Образ Святой земли появился в поэзии Даниила Андреева еще в тридцатые годы. В стихотворении «Палестинская мелодия», открывающем цикл «Голоса веков» (вспоминаются начинающиеся библейской темой «Века и народы» Аполлона Майкова), в трех дактилически неторопливых строфах разворачивается лаконичный эпос Святой земли. На ней соседствуют ислам и христианство, слышен муэдзин, но смолкли «трубы Ангела, Льва и Орла» — евангелистов. На ней, как и прежде,

…разноликие толпы молятся снова и снова,

К плитам Господнего Гроба с моря и суши спеша.

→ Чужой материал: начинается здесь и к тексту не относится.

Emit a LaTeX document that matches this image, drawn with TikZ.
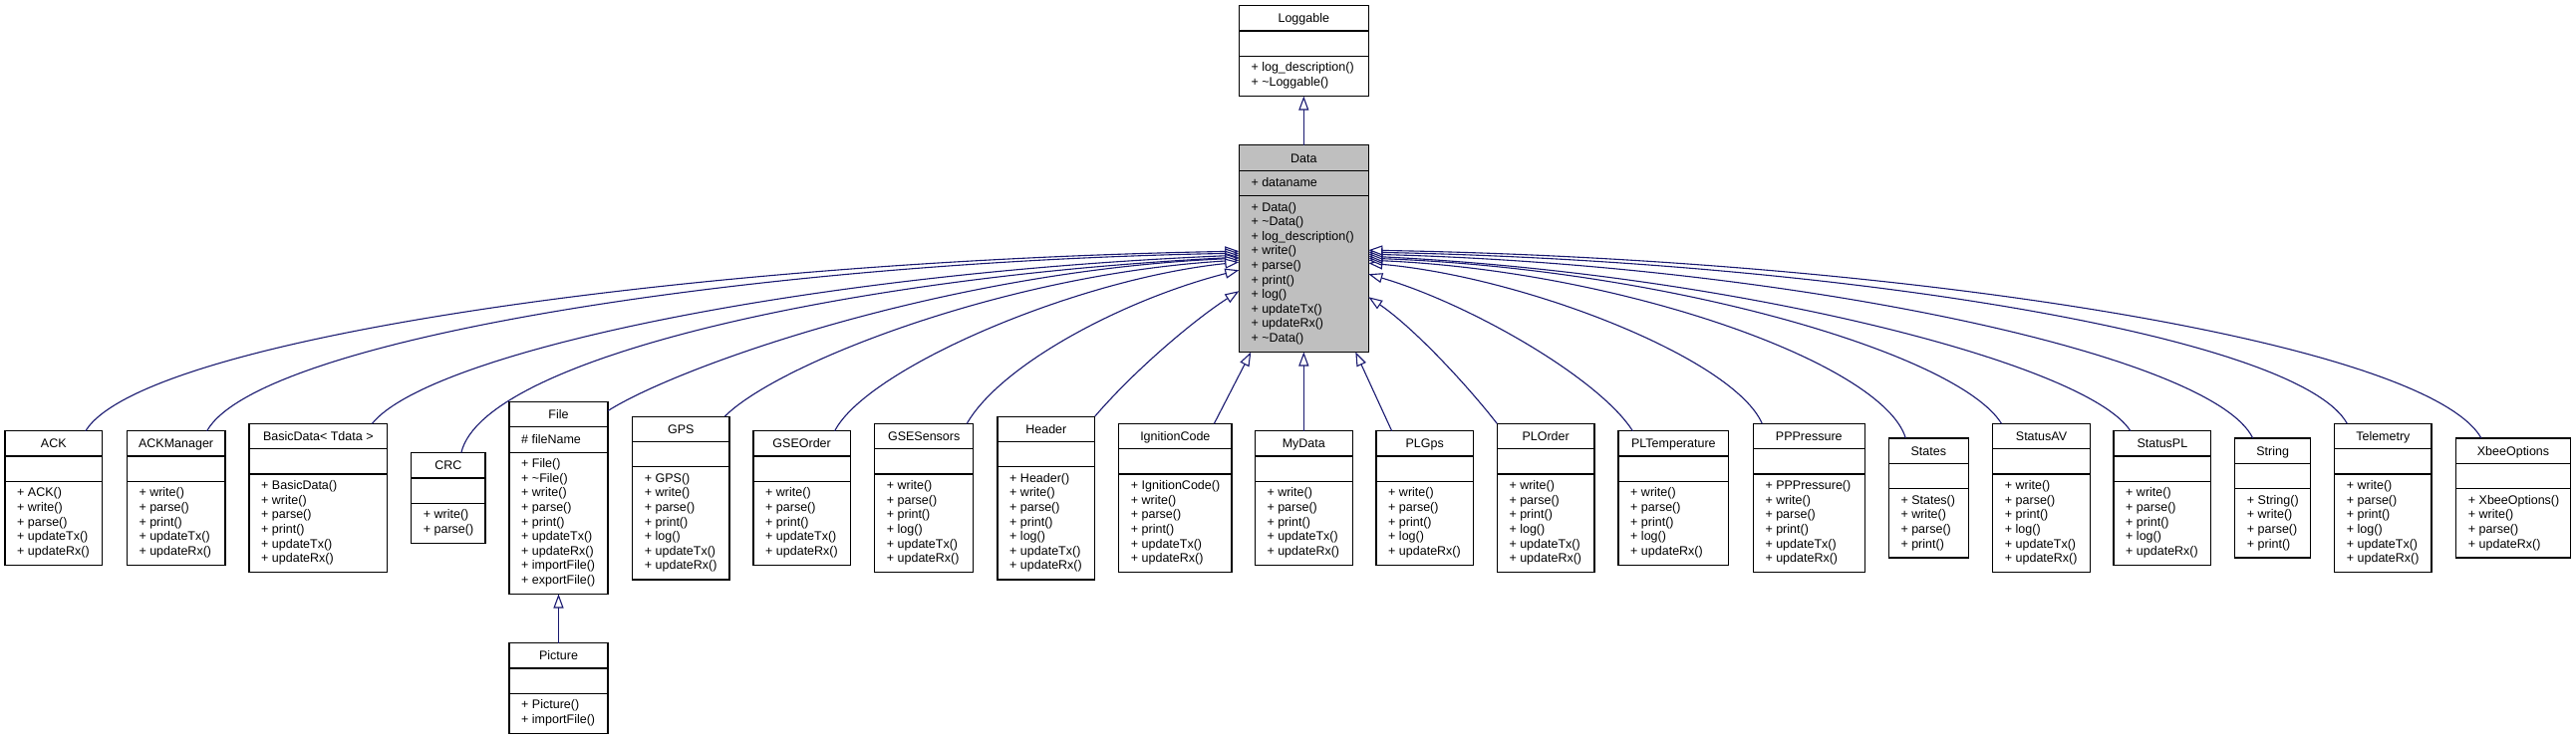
\documentclass[tikz,border=0pt]{standalone}
\usepackage{fontspec}
\setmainfont{Liberation Sans}
\usetikzlibrary{arrows.meta}
\definecolor{edgeblue}{HTML}{191970}
\definecolor{datagray}{HTML}{BFBFBF}
\tikzset{
  classbox/.style={draw=black, line width=1.2pt, inner sep=0pt, outer sep=0pt},
  sepline/.style={draw=black, line width=1.2pt},
  ctext/.style={font=\fontsize{12.5}{14.6}\selectfont, inner sep=0pt},
  inherit/.style={draw=edgeblue, line width=1.1pt, -{Triangle[open, length=14pt, width=10pt, fill=white]}},
}
% #1 name #2 left #3 width #4 title #5 attr #6 methods #7 n #8 fill #9 center y
\newcommand\umlclass[9]{%
  \pgfmathsetmacro\clsH{61.6+14.6*#7}%
  \pgfmathsetmacro\clsT{#9-\clsH/2}%
  \node[classbox, fill=#8, minimum width=#3pt, minimum height=\clsH pt, anchor=north west] (#1) at (#2,\clsT) {};
  \pgfmathsetmacro\clsA{\clsT+25.3}%
  \pgfmathsetmacro\clsB{\clsT+50.6}%
  \pgfmathsetmacro\clsR{#2+#3}%
  \draw[sepline] (#2,\clsA) -- (\clsR,\clsA);
  \draw[sepline] (#2,\clsB) -- (\clsR,\clsB);
  \pgfmathsetmacro\clsX{#2+#3/2}%
  \pgfmathsetmacro\clsY{\clsT+12.65+4.5}%
  \node[ctext, anchor=base] (#1-title) at (\clsX,\clsY) {#4};
  \pgfmathsetmacro\clsL{#2+12}%
  \pgfmathsetmacro\clsY{\clsA+12.65+3.8}%
  \node[ctext, anchor=base west] (#1-attr) at (\clsL,\clsY) {#5};
  \foreach \m [count=\i] in {#6} {%
    \pgfmathsetmacro\clsY{\clsB+11.6+14.6*(\i-1)+4}%
    \node[ctext, anchor=base west] (#1-m\i) at (\clsL,\clsY) {+ \m};
  }%
}
\begin{document}
\begin{tikzpicture}[x=1pt, y=-1pt]
\useasboundingbox (0,0) rectangle (2585,743);
\fill[white] (0,0) rectangle (2585,743);

\umlclass{Loggable}{1243.3}{130}{Loggable}{}{log\_description(),\textasciitilde Loggable()}{2}{white}{51.2}
\umlclass{Data}{1243.3}{130}{Data}{+ dataname}{Data(),\textasciitilde Data(),log\_description(),write(),parse(),print(),log(),updateTx(),updateRx(),\textasciitilde Data()}{10}{datagray}{249.7}

\umlclass{ACK}{5}{97.7}{ACK}{}{ACK(),write(),parse(),updateTx(),updateRx()}{5}{white}{500}
\umlclass{ACKManager}{127.3}{98.7}{ACKManager}{}{write(),parse(),print(),updateTx(),updateRx()}{5}{white}{500}
\umlclass{BasicData}{250}{138.7}{BasicData< Tdata >}{}{BasicData(),write(),parse(),print(),updateTx(),updateRx()}{6}{white}{500}
\umlclass{CRC}{412.7}{74.3}{CRC}{}{write(),parse()}{2}{white}{500}
\umlclass{File}{511}{99}{File}{\# fileName}{File(),\textasciitilde File(),write(),parse(),print(),updateTx(),updateRx(),importFile(),exportFile()}{9}{white}{500}
\umlclass{GPS}{634.7}{97.3}{GPS}{}{GPS(),write(),parse(),print(),log(),updateTx(),updateRx()}{7}{white}{500}
\umlclass{GSEOrder}{756}{97.3}{GSEOrder}{}{write(),parse(),print(),updateTx(),updateRx()}{5}{white}{500}
\umlclass{GSESensors}{877.7}{99}{GSESensors}{}{write(),parse(),print(),log(),updateTx(),updateRx()}{6}{white}{500}
\umlclass{Header}{1001}{97.7}{Header}{}{Header(),write(),parse(),print(),log(),updateTx(),updateRx()}{7}{white}{500}
\umlclass{IgnitionCode}{1122.7}{113.3}{IgnitionCode}{}{IgnitionCode(),write(),parse(),print(),updateTx(),updateRx()}{6}{white}{500}
\umlclass{MyData}{1259.3}{98}{MyData}{}{write(),parse(),print(),updateTx(),updateRx()}{5}{white}{500}
\umlclass{PLGps}{1381}{97.3}{PLGps}{}{write(),parse(),print(),log(),updateRx()}{5}{white}{500}
\umlclass{PLOrder}{1502.3}{97.7}{PLOrder}{}{write(),parse(),print(),log(),updateTx(),updateRx()}{6}{white}{500}
\umlclass{PLTemperature}{1624}{110.7}{PLTemperature}{}{write(),parse(),print(),log(),updateRx()}{5}{white}{500}
\umlclass{PPPressure}{1759.3}{112}{PPPressure}{}{PPPressure(),write(),parse(),print(),updateTx(),updateRx()}{6}{white}{500}
\umlclass{States}{1895.3}{80}{States}{}{States(),write(),parse(),print()}{4}{white}{500}
\umlclass{StatusAV}{1999.7}{97.6}{StatusAV}{}{write(),parse(),print(),log(),updateTx(),updateRx()}{6}{white}{500}
\umlclass{StatusPL}{2121}{97.7}{StatusPL}{}{write(),parse(),print(),log(),updateRx()}{5}{white}{500}
\umlclass{String}{2242.7}{76}{String}{}{String(),write(),parse(),print()}{4}{white}{500}
\umlclass{Telemetry}{2342.7}{97.3}{Telemetry}{}{write(),parse(),print(),log(),updateTx(),updateRx()}{6}{white}{500}
\umlclass{XbeeOptions}{2464.7}{114.6}{XbeeOptions}{}{XbeeOptions(),write(),parse(),updateRx()}{4}{white}{500}
\umlclass{Picture}{511}{99}{Picture}{}{Picture(),importFile()}{2}{white}{691.1}

% vertical inheritance
\draw[inherit] (Data.north) -- (Loggable.south);
\draw[inherit] (Picture.north) -- (File.south);
\draw[inherit] ([xshift=39pt]IgnitionCode.north) -- ([xshift=-53pt]Data.south);
\draw[inherit] (MyData.north) -- (Data.south);
\draw[inherit] ([xshift=-33pt]PLGps.north) -- ([xshift=52pt]Data.south);

% left side
\draw[inherit] ([xshift=32pt]ACK.north) .. controls (144,339) and (699,262) .. ([yshift=-2.5pt]Data.west);
\draw[inherit] ([xshift=31pt]ACKManager.north) .. controls (260,340) and (757,263) .. ([yshift=-4.5pt]Data.west);
\draw[inherit] ([xshift=54pt]BasicData.north) .. controls (430,355) and (800,275) .. ([yshift=-6.5pt]Data.west);
\draw[inherit] ([xshift=13pt]CRC.north) .. controls (485,360) and (850,278) .. ([yshift=-8.5pt]Data.west);
\draw[inherit] ([yshift=-9pt]File.north east) .. controls (680,368) and (950,272) .. ([yshift=-9.5pt]Data.west);
\draw[inherit] ([xshift=44pt]GPS.north) .. controls (780,365) and (1010,275) .. ([yshift=-11.5pt]Data.west);
\draw[inherit] ([xshift=33pt]GSEOrder.north) .. controls (870,370) and (1080,280) .. ([yshift=-13.5pt]Data.west);
\draw[inherit] ([xshift=43pt]GSESensors.north) .. controls (1005,365) and (1130,300) .. ([yshift=-21.5pt]Data.west);
\draw[inherit] (Header.north east) .. controls (1140,370) and (1200,320) .. ([yshift=-42.5pt]Data.west);

% right side
\draw[inherit] (PLOrder.north west) .. controls (1475,390) and (1420,330) .. ([yshift=-48.5pt]Data.east);
\draw[inherit] ([xshift=-41pt]PLTemperature.north) .. controls (1605,380) and (1475,305) .. ([yshift=-25.5pt]Data.east);
\draw[inherit] ([xshift=-47pt]PPPressure.north) .. controls (1740,360) and (1530,278) .. ([yshift=-14.5pt]Data.east);
\draw[inherit] ([xshift=-23pt]States.north) .. controls (1890,365) and (1627,272) .. ([yshift=-11.5pt]Data.east);
\draw[inherit] ([xshift=-40pt]StatusAV.north) .. controls (1965,355) and (1672,270) .. ([yshift=-9.5pt]Data.east);
\draw[inherit] ([xshift=-32pt]StatusPL.north) .. controls (2095,365) and (1740,275) .. ([yshift=-7.5pt]Data.east);
\draw[inherit] ([xshift=-20pt]String.north) .. controls (2220,355) and (1790,266) .. ([yshift=-5.5pt]Data.east);
\draw[inherit] ([xshift=-36pt]Telemetry.north) .. controls (2306,336) and (1835,262) .. ([yshift=-3.5pt]Data.east);
\draw[inherit] ([xshift=-32pt]XbeeOptions.north) .. controls (2434,342) and (1898,260) .. ([yshift=-1.5pt]Data.east);
\end{tikzpicture}
\end{document}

Иерусалим — город трех мировых религий в стихотворении «Серебряная ночь пророка», изображающем ночной полет пророка в Иерусалим, о котором говорят мусульманские предания. Пророк прилетает в спящий Иерусалим, где

В уединенном храме

ждут Моисей и Христос,

Вместе молятся трое

до предрассветных рос…

Мотив полета в Иерусалим встречается до Даниила Андреева у Пушкина, в его лицейской поэме «Монах» (1813), где монаха Панкратия бес обещает доставить в Иерусалим:

Лети, старик, сев на плечи Молока,

Толкай его и в зад и под бока,

Лети, спеши в священный град востока…[66]

У Пушкина этот мотив восходит к житию св. Иоанна, епископа Новгородского. Легенда «Поездка в Иерусалим», на этот же сюжет, есть и в сборнике Афанасьева «Русские народные легенды». Но очевидно, что источники Даниила Андреева иные.

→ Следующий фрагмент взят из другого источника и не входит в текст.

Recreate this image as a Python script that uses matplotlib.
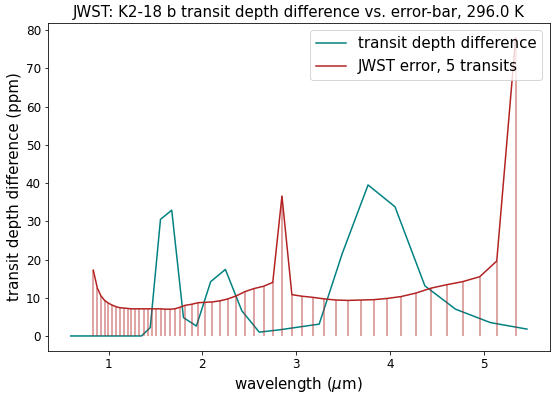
import numpy as np
import matplotlib
matplotlib.use("Agg")
import matplotlib.pyplot as plt

# JWST error grid (microns) and error bars (ppm)
wl_err = [0.837, 0.880, 0.918, 0.957, 0.997, 1.035, 1.074, 1.117, 1.160, 1.202,
          1.241, 1.284, 1.327, 1.372, 1.415, 1.461, 1.507, 1.556, 1.606, 1.656,
          1.705, 1.759, 1.814, 1.886, 1.957, 2.029, 2.106, 2.188, 2.273, 2.362,
          2.454, 2.550, 2.652, 2.750, 2.848, 2.954, 3.061, 3.178, 3.298, 3.422,
          3.553, 3.688, 3.830, 3.965, 4.117, 4.273, 4.436, 4.603, 4.773, 4.957,
          5.138, 5.340]
err = [17.2, 12.5, 10.5, 9.3, 8.6, 8.1, 7.7, 7.4, 7.3, 7.2,
       7.1, 7.1, 7.1, 7.1, 7.1, 7.1, 7.1, 7.1, 7.0, 7.0,
       7.1, 7.5, 8.0, 8.3, 8.7, 8.8, 8.9, 9.2, 9.7, 10.5,
       11.6, 12.4, 13.0, 14.0, 36.6, 10.8, 10.4, 10.1, 9.7, 9.4,
       9.3, 9.4, 9.5, 9.8, 10.3, 11.2, 12.5, 13.4, 14.2, 15.5,
       19.6, 78.0]

# transit depth difference (ppm)
wl_diff = [0.596, 1.0, 1.35, 1.444, 1.553, 1.673, 1.798, 1.936, 2.088, 2.245,
           2.42, 2.606, 2.82, 3.245, 3.49, 3.766, 4.053, 4.372, 4.699, 5.07, 5.46]
diff = [0.0, 0.0, 0.0, 2.2, 30.5, 32.9, 4.8, 2.6, 14.2, 17.4,
        6.6, 1.0, 1.6, 3.1, 21.5, 39.5, 33.8, 13.1, 7.0, 3.5, 1.8]

fig = plt.figure(figsize=(557/72, 401/72), dpi=72)
ax = fig.add_subplot(111)
fig.subplots_adjust(left=0.086, right=0.987, top=0.943, bottom=0.125)

ax.plot(wl_diff, diff, color="teal", lw=1.5, label="transit depth difference")
ax.plot(wl_err, err, color="firebrick", lw=1.5, label="JWST error, 5 transits")
ax.vlines(wl_err, 0, err, color="firebrick", alpha=0.4, lw=2)

ax.set_title("JWST: K2-18 b transit depth difference vs. error-bar, 296.0 K", fontsize=15)
ax.set_xlabel(r"wavelength ($\mu$m)", fontsize=15)
ax.set_ylabel("transit depth difference (ppm)", fontsize=15)
ax.tick_params(labelsize=12)
ax.set_yticks(np.arange(0, 81, 10))
ax.legend(loc="upper right", fontsize=15)

fig.savefig("out.png", dpi=72)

К Господнему Гробу русские паломники спешили, по крайней мере, с начала XII века, о чем говорится еще в былинах. С тех пор создана довольно большая литература описаний паломничеств и путешествий[67]. Но поездки в Святую землю, ставшие довольно массовыми в предреволюционные годы и столетиями бывшие частью народной религиозной жизни, после 17–го года прекратились. А паломническая литература в начале XX века уже была большей частью маргинальна. Яркую прозу Бунина, поэтически описавшего свое путешествие в Палестину, впрямую к этой литературе отнести трудно.